As I walked into the room with its sterile features, the dentist and his two female assistants I wished at that moment I was back in some smoked filled boozer with a dentist chair, my friends and plenty of booze. Instead I got a mouth full of painful injections that made my gums, cheek, and lips go as numb as a Snow leopard's backside.

Then there was the dreaded drill. Apparently it looked like I had a small fracture in my tooth so the filling would have to be removed and then replaced. With the two young lady assistants helping the dentist I tried to be as manly about it as possible.  Even with a numb mouth you can still feel the drill doing its worst, and as I laid in the chair of doom with a pair of silly sun glasses on that I was asked to wear, the sweat started to form on my brow.

When I was told that I could now swill my mouth out I thought he had finished only to be told that that he had taken some plaque off, and would now start to remove the filling. Fu#k me, I thought what hell have I got to go through now?

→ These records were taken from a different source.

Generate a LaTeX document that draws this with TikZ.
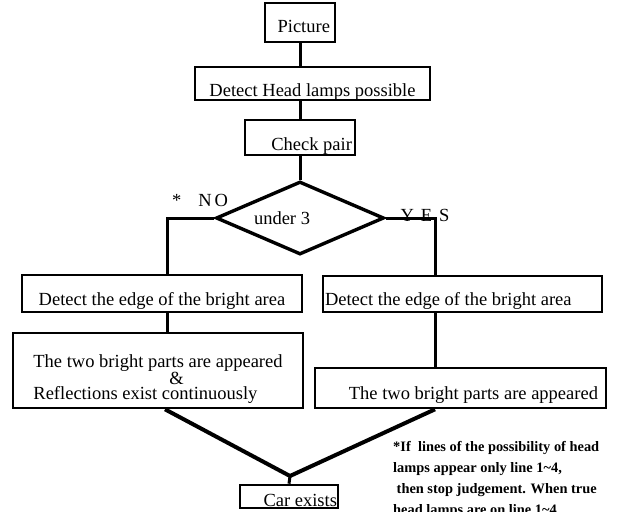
\documentclass[tikz,border=0pt]{standalone}
\usepackage{fontspec}
\setmainfont{Liberation Serif}
\usetikzlibrary{shapes.geometric}

\tikzset{
	box/.style={draw, line width=2.6pt, inner ysep=0pt, inner xsep=4pt, font=\fontsize{18.5}{15.5}\selectfont},
	link/.style={line width=3pt},
	joinline/.style={line width=4pt, line join=miter},
	lbl/.style={inner sep=0pt, font=\fontsize{18.5}{18.5}\selectfont},
	note/.style={inner sep=0pt, align=flush left, font=\fontsize{14.4}{21}\selectfont\bfseries},
}

\begin{document}
\begin{tikzpicture}[x=1pt,y=-1pt]
		\useasboundingbox (0,0) rectangle (617,511);
		
		\node [box, text width=60pt, inner xsep=5pt, align=flush right, text height=30pt, text depth=9pt] (pic) at (300,22.5) {Picture};
		\node [box, minimum width=235pt, text height=29pt, text depth=4pt] (dhl) at (312.5,83.5) {Detect Head lamps possible};
		\node [box, text width=104pt, inner xsep=3pt, align=flush right, text height=30pt, text depth=5pt] (chk) at (300,137.5) {Check pair};
		
		\node [diamond, draw, line width=3.4pt, inner sep=0pt, aspect=2.3, minimum width=168pt, minimum height=73pt,
			text width=92pt, align=flush left, font=\fontsize{18.5}{18.5}\selectfont] (cnt) at (300,218) {under 3};
		
		\node [lbl, anchor=base] (no) at (200,206) {*\hspace{17pt}N\hspace{3pt}O};
		\node [lbl, anchor=base] (yes) at (425,221) {Y\hspace{7pt}E\hspace{7pt}S};
		
		\coordinate (nocorner) at (167,218);
		\coordinate (yescorner) at (435,218);
		
		\node [box, minimum width=280pt, text height=30pt, text depth=7pt] (edgeL) at (162,293.5) {Detect the edge of the bright area};
		\node [box, text width=275pt, inner xsep=2pt, align=flush left, text height=29pt, text depth=7pt] (edgeR) at (462.5,294) {Detect the edge of the bright area};
		
		\node [box, minimum width=290pt, minimum height=75pt, align=flush left] (twoL) at (158,370.5)
			{\rule{0pt}{30pt}The two bright parts are appeared\\ \hspace*{136pt}\&\\ Reflections exist continuously};
		\node [box, text width=275pt, inner xsep=8pt, align=flush right, text height=31pt, text depth=9pt] (twoR) at (460.5,388) {The two bright parts are appeared};
		
		\node [box, text width=96pt, inner xsep=1pt, align=flush right, text height=21pt, text depth=2pt] (car) at (289,496.5) {Car exists};
		
		\coordinate (join) at (290,476);
		
		% main line
		\draw [link] (pic.south) -- (pic.south |- dhl.north);
		\draw [link] (chk.north |- dhl.south) -- (chk.north);
		\draw [link] (chk.south) -- (cnt.north);
		
		% NO / YES branches
		\draw [link] (cnt.west) -- (nocorner) -- (nocorner |- edgeL.north);
		\draw [link] (cnt.east) -- (yescorner) -- (yescorner |- edgeR.north);
		\draw [link] (nocorner |- edgeL.south) -- (nocorner |- twoL.north);
		\draw [link] (yescorner |- edgeR.south) -- (yescorner |- twoR.north);
		
		\draw [joinline] ([xshift=7pt]twoL.south) -- (join) -- (twoR.south -| yescorner);
		\draw [link] (join) -- (car.north);
		
		\node [note, anchor=north west] (fn) at (393,441)
			{*If\ \ lines of the possibility of head\\
			lamps appear only line 1\textasciitilde4,\\
			\hspace*{3.5pt}then stop judgement. When true\\
			head lamps are on line 1\textasciitilde4};
		
\end{tikzpicture}
\end{document}
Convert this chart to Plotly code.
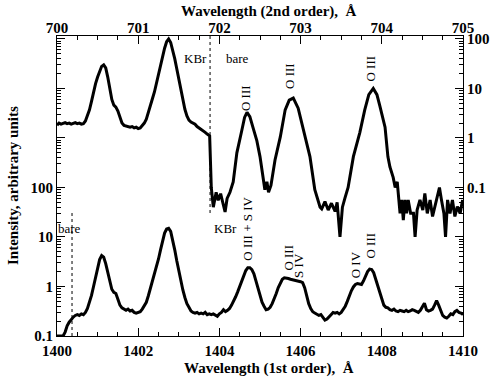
import plotly.graph_objects as go

# ---------------- data ----------------
# Lower spectrum: first order, left axis
lower_wl = [1400.00, 1400.05, 1400.10, 1400.15, 1400.20, 1400.25, 1400.30, 1400.35, 1400.40, 1400.45,
            1400.50, 1400.55, 1400.60, 1400.65, 1400.70, 1400.75, 1400.80, 1400.85, 1400.90, 1400.95,
            1401.00, 1401.05, 1401.10, 1401.15, 1401.20, 1401.25, 1401.30, 1401.35, 1401.40, 1401.45,
            1401.50, 1401.55, 1401.60, 1401.65, 1401.70, 1401.75, 1401.80, 1401.85, 1401.90, 1401.95,
            1402.00, 1402.05, 1402.10, 1402.15, 1402.20, 1402.25, 1402.30, 1402.35, 1402.40, 1402.45,
            1402.50, 1402.55, 1402.60, 1402.65, 1402.70, 1402.75, 1402.80, 1402.85, 1402.90, 1402.95,
            1403.00, 1403.05, 1403.10, 1403.15, 1403.20, 1403.25, 1403.30, 1403.35, 1403.40, 1403.45,
            1403.50, 1403.55, 1403.60, 1403.65, 1403.70, 1403.75, 1403.80, 1403.85, 1403.90, 1403.95,
            1404.00, 1404.05, 1404.10, 1404.15, 1404.20, 1404.25, 1404.30, 1404.35, 1404.40, 1404.45,
            1404.50, 1404.55, 1404.60, 1404.65, 1404.70, 1404.75, 1404.80, 1404.85, 1404.90, 1404.95,
            1405.00, 1405.05, 1405.10, 1405.15, 1405.20, 1405.25, 1405.30, 1405.35, 1405.40, 1405.45,
            1405.50, 1405.55, 1405.60, 1405.65, 1405.70, 1405.75, 1405.80, 1405.85, 1405.90, 1405.95,
            1406.00, 1406.05, 1406.10, 1406.15, 1406.20, 1406.25, 1406.30, 1406.35, 1406.40, 1406.45,
            1406.50, 1406.55, 1406.60, 1406.65, 1406.70, 1406.75, 1406.80, 1406.85, 1406.90, 1406.95,
            1407.00, 1407.05, 1407.10, 1407.15, 1407.20, 1407.25, 1407.30, 1407.35, 1407.40, 1407.45,
            1407.50, 1407.55, 1407.60, 1407.65, 1407.70, 1407.75, 1407.80, 1407.85, 1407.90, 1407.95,
            1408.00, 1408.05, 1408.10, 1408.15, 1408.20, 1408.25, 1408.30, 1408.35, 1408.40, 1408.45,
            1408.50, 1408.55, 1408.60, 1408.65, 1408.70, 1408.75, 1408.80, 1408.85, 1408.90, 1408.95,
            1409.00, 1409.05, 1409.10, 1409.15, 1409.20, 1409.25, 1409.30, 1409.35, 1409.40, 1409.45,
            1409.50, 1409.55, 1409.60, 1409.65, 1409.70, 1409.75, 1409.80, 1409.85, 1409.90, 1409.95,
            1410.00]
lower_int = [0.1, 0.1, 0.1, 0.1, 0.12, 0.16, 0.19, 0.22, 0.24, 0.26,
             0.27, 0.26, 0.28, 0.27, 0.30, 0.36, 0.47, 0.66, 1.0, 1.6,
             2.5, 3.5, 4.2, 3.9, 2.9, 1.9, 1.2, 0.88, 0.76, 0.72,
             0.55, 0.42, 0.37, 0.35, 0.33, 0.35, 0.32, 0.33, 0.30, 0.29,
             0.30, 0.31, 0.35, 0.40, 0.48, 0.65, 0.9, 1.25, 1.7, 2.4,
             3.6, 5.5, 8.5, 12, 14.5, 15, 13, 9, 5.5, 3.3,
             2.0, 1.3, 0.85, 0.6, 0.45, 0.38, 0.32, 0.30, 0.29, 0.30,
             0.28, 0.29, 0.28, 0.30, 0.27, 0.28, 0.27, 0.28, 0.26, 0.25,
             0.28, 0.30, 0.34, 0.31, 0.33, 0.36, 0.42, 0.50, 0.62, 0.78,
             1.0, 1.3, 1.7, 2.1, 2.4, 2.4, 2.2, 1.8, 1.3, 0.9,
             0.62, 0.48, 0.40, 0.34, 0.35, 0.38, 0.45, 0.55, 0.72, 0.95,
             1.2, 1.4, 1.5, 1.5, 1.45, 1.4, 1.38, 1.33, 1.3, 1.28,
             1.25, 1.2, 0.95, 0.65, 0.45, 0.36, 0.31, 0.29, 0.27, 0.26,
             0.27, 0.24, 0.21, 0.22, 0.24, 0.27, 0.30, 0.29, 0.30, 0.28,
             0.30, 0.34, 0.40, 0.50, 0.65, 0.82, 0.98, 1.1, 1.15, 1.12,
             1.1, 1.3, 1.65, 2.0, 2.25, 2.2, 1.9, 1.4, 0.98, 0.7,
             0.52, 0.42, 0.38, 0.37, 0.34, 0.33, 0.35, 0.32, 0.31, 0.33,
             0.32, 0.31, 0.33, 0.31, 0.32, 0.34, 0.33, 0.31, 0.30, 0.33,
             0.38, 0.46, 0.34, 0.32, 0.33, 0.35, 0.42, 0.52, 0.42, 0.32,
             0.26, 0.24, 0.23, 0.25, 0.28, 0.27, 0.31, 0.33, 0.30, 0.29,
             0.27]

# Upper spectrum: second order, right axis
upper_wl = [700.000, 700.025, 700.050, 700.075, 700.100, 700.125, 700.150, 700.175, 700.200, 700.225,
            700.250, 700.275, 700.300, 700.325, 700.350, 700.375, 700.400, 700.425, 700.450, 700.475,
            700.500, 700.525, 700.550, 700.575, 700.600, 700.625, 700.650, 700.675, 700.700, 700.725,
            700.750, 700.775, 700.800, 700.825, 700.850, 700.875, 700.900, 700.925, 700.950, 700.975,
            701.000, 701.025, 701.050, 701.075, 701.100, 701.125, 701.150, 701.175, 701.200, 701.225,
            701.250, 701.275, 701.300, 701.325, 701.350, 701.375, 701.400, 701.425, 701.450, 701.475,
            701.500, 701.525, 701.550, 701.575, 701.600, 701.625, 701.650, 701.675, 701.700, 701.725,
            701.750, 701.775, 701.800, 701.825, 701.850, 701.880, 701.900, 701.925, 701.960, 701.985,
            702.015, 702.040, 702.070, 702.095, 702.130, 702.170, 702.215, 702.275, 702.310, 702.340,
            702.375, 702.415, 702.460, 702.500, 702.530, 702.560, 702.585, 702.605, 702.635, 702.685,
            702.750, 702.810, 702.860, 702.910, 702.970, 703.015, 703.040, 703.115, 703.175, 703.215,
            703.240, 703.260, 703.300, 703.340, 703.380, 703.425, 703.450, 703.485, 703.515, 703.545,
            703.585, 703.650, 703.730, 703.790, 703.840, 703.895, 703.940, 703.975, 704.040, 704.075,
            704.100, 704.140, 704.165, 704.190, 704.225, 704.245, 704.265, 704.285, 704.305, 704.325,
            704.355, 704.390, 704.410, 704.435, 704.470, 704.505, 704.530, 704.560, 704.595, 704.625,
            704.655, 704.685, 704.710, 704.735, 704.765, 704.785, 704.810, 704.840, 704.870, 704.900,
            704.930, 704.965, 704.995]
upper_int = [1.8, 2.0, 1.9, 2.0, 2.05, 1.95, 2.0, 1.9, 2.0, 2.05,
             1.95, 2.0, 1.9, 1.95, 2.2, 2.8, 3.7, 5.5, 8.5, 12.5,
             17, 23, 28, 30, 26, 17, 9.5, 6.0, 4.6, 4.2,
             3.5, 2.6, 2.0, 1.8, 1.75, 1.7, 1.65, 1.7, 1.6, 1.65,
             1.55, 1.6, 1.75, 2.0, 2.4, 3.2, 4.5, 6.2, 8.5, 13,
             20, 30, 45, 65, 88, 100, 85, 60, 40, 25,
             15, 10, 6, 3.8, 2.8, 2.3, 2.1, 2.0, 1.9, 1.7,
             1.6, 1.5, 1.4, 1.3, 1.2, 1.1, 0.1, 0.04, 0.08, 0.055,
             0.075, 0.05, 0.032, 0.06, 0.08, 0.13, 0.5, 1.4, 2.6, 3.3,
             2.7, 1.6, 0.9, 0.42, 0.2, 0.09, 0.13, 0.08, 0.11, 0.36,
             1.05, 3.7, 5.8, 6.4, 4.0, 2.0, 1.4, 0.42, 0.09, 0.055,
             0.04, 0.037, 0.052, 0.035, 0.048, 0.033, 0.05, 0.01, 0.04, 0.06,
             0.1, 0.42, 1.3, 3.7, 7.5, 10, 7.5, 4.5, 1.65, 0.42,
             0.26, 0.16, 0.1, 0.13, 0.03, 0.056, 0.022, 0.056, 0.03, 0.056,
             0.03, 0.03, 0.01, 0.035, 0.056, 0.035, 0.076, 0.03, 0.056, 0.026,
             0.041, 0.065, 0.1, 0.056, 0.03, 0.01, 0.056, 0.03, 0.056, 0.026,
             0.041, 0.03, 0.056]

# axis ticks
x1_ticks = [1400, 1402, 1404, 1406, 1408, 1410]
x1_minor = [1400.5, 1401, 1401.5, 1402.5, 1403, 1403.5, 1404.5, 1405, 1405.5,
            1406.5, 1407, 1407.5, 1408.5, 1409, 1409.5]
x2_ticks = [700, 701, 702, 703, 704, 705]
x2_minor = [700.25, 700.5, 700.75, 701.25, 701.5, 701.75, 702.25, 702.5, 702.75,
            703.25, 703.5, 703.75, 704.25, 704.5, 704.75]
left_ticks = [0.1, 1, 10, 100, 1e3, 1e4, 1e5]
left_labels = ["0.1", "1", "10", "100", "", "", ""]
right_ticks = [1e-4, 1e-3, 1e-2, 0.1, 1, 10, 100]
right_labels = ["", "", "", "0.1", "1", "10", "100"]
left_minor = [m * 10.0 ** e for e in range(-1, 5) for m in range(2, 10)]
right_minor = [m * 10.0 ** e for e in range(-4, 2) for m in range(2, 10)]

# filter boundaries (first order wavelength)
kbr_edge_upper = 1403.77
kbr_edge_lower = 1400.37

FONT = "Liberation Serif"

fig = go.Figure()
fig.add_trace(go.Scatter(x=lower_wl, y=lower_int, mode="lines",
                         line=dict(color="black", width=3), xaxis="x", yaxis="y",
                         showlegend=False))
fig.add_trace(go.Scatter(x=upper_wl, y=upper_int, mode="lines",
                         line=dict(color="black", width=3), xaxis="x2", yaxis="y2",
                         showlegend=False))

tickfont = dict(family=FONT, size=15, color="black", weight="bold")
common = dict(showline=True, linecolor="black", linewidth=1, ticks="inside",
              ticklen=8, tickcolor="black", tickwidth=1, showgrid=False,
              zeroline=False, tickfont=tickfont, automargin=False)

fig.update_layout(
    width=493, height=378,
    margin=dict(l=57, r=30, t=36, b=42, pad=0),
    paper_bgcolor="white", plot_bgcolor="white",
    xaxis=dict(range=[1400, 1410], tickmode="array", tickvals=x1_ticks,
               minor=dict(tickmode="array", tickvals=x1_minor, ticks="inside",
                          ticklen=4, tickcolor="black"),
               side="bottom", anchor="y", ticklabelstandoff=1, **common),
    xaxis2=dict(range=[700, 705], tickmode="array", tickvals=x2_ticks,
                minor=dict(tickmode="array", tickvals=x2_minor, ticks="inside",
                           ticklen=4, tickcolor="black"),
                side="top", overlaying="x", anchor="y", ticklabelstandoff=-4, **common),
    yaxis=dict(type="log", range=[-1, 5.06], tickmode="array", tickvals=left_ticks,
               ticktext=left_labels,
               minor=dict(tickmode="array", tickvals=left_minor, ticks="inside",
                          ticklen=4, tickcolor="black"),
               side="left", anchor="x", **common),
    yaxis2=dict(type="log", range=[-4, 2.06], tickmode="array", tickvals=right_ticks,
                ticktext=right_labels,
                minor=dict(tickmode="array", tickvals=right_minor, ticks="inside",
                           ticklen=4, tickcolor="black"),
                side="right", overlaying="y", anchor="x", **common),
)

titlefont = dict(family=FONT, size=15, color="black", weight="bold")
labfont = dict(family=FONT, size=13, color="black")


def label(text, x, y, angle=0, xref="x", font=labfont, xshift=0, yshift=0):
    return dict(text=text, xref=xref, yref="paper", x=x, y=y, textangle=angle,
                xanchor="center", yanchor="middle", xshift=xshift, yshift=yshift,
                showarrow=False, font=font)


annotations = [
    label("Wavelength (2nd order),  Å", 0.522, 1.0, xref="paper", font=titlefont, yshift=25),
    label("Wavelength (1st order),  Å", 0.522, 0.0, xref="paper", font=titlefont, yshift=-32),
    label("Intensity, arbitrary units", 0.0, 0.5, angle=-90, xref="paper", font=titlefont, xshift=-44),
    label("KBr", 1403.40, 0.925),
    label("bare", 1404.45, 0.925),
    label("KBr", 1404.15, 0.357),
    label("bare", 1400.32, 0.357),
    label("O III", 1404.63, 0.793, angle=-90),
    label("O III", 1405.74, 0.867, angle=-90),
    label("O III", 1407.72, 0.893, angle=-90),
    label("O III + S IV", 1404.70, 0.357, angle=-90),
    label("O III", 1405.68, 0.26, angle=-90),
    label("S IV", 1405.96, 0.237, angle=-90),
    label("O IV", 1407.35, 0.237, angle=-90),
    label("O III", 1407.72, 0.303, angle=-90),
]
fig.update_layout(annotations=annotations)

fig.update_layout(shapes=[
    dict(type="line", xref="x", yref="paper", x0=kbr_edge_upper, x1=kbr_edge_upper,
         y0=0.41, y1=1.0, line=dict(color="black", width=1, dash="3px,3px")),
    dict(type="line", xref="x", yref="paper", x0=kbr_edge_lower, x1=kbr_edge_lower,
         y0=0.0, y1=0.413, line=dict(color="black", width=1, dash="3px,3px")),
])

fig.write_html("out.html", config={"displayModeBar": False},
               post_script="document.body.style.margin='0';document.body.style.padding='0';")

So he went into my mouth once again and the drilling started. It seemed to last for hours, and every few minutes I would flinch as the odd short, sharp, shock of pain, shot across my jaw. At one stage a bead of sweat trickled down the back of my skull itching like mad on its decent, but I couldn't scratch it in case it made the drill slip, and with that my final piece of dignity which I was still trying to hold onto.

In the end it was all over, well that's what I thought but I was told that only a temporary filling was put in to see if it has sorted out the problem, and that I would have to return in two weeks! If it's ok then it can stay in for a couple of years, and if it isn't then I'm back in the chair of doom for another session of driller killer.

So over the next two weeks I will be praying that pain goes away, and I won't have to go through that again for some years to come.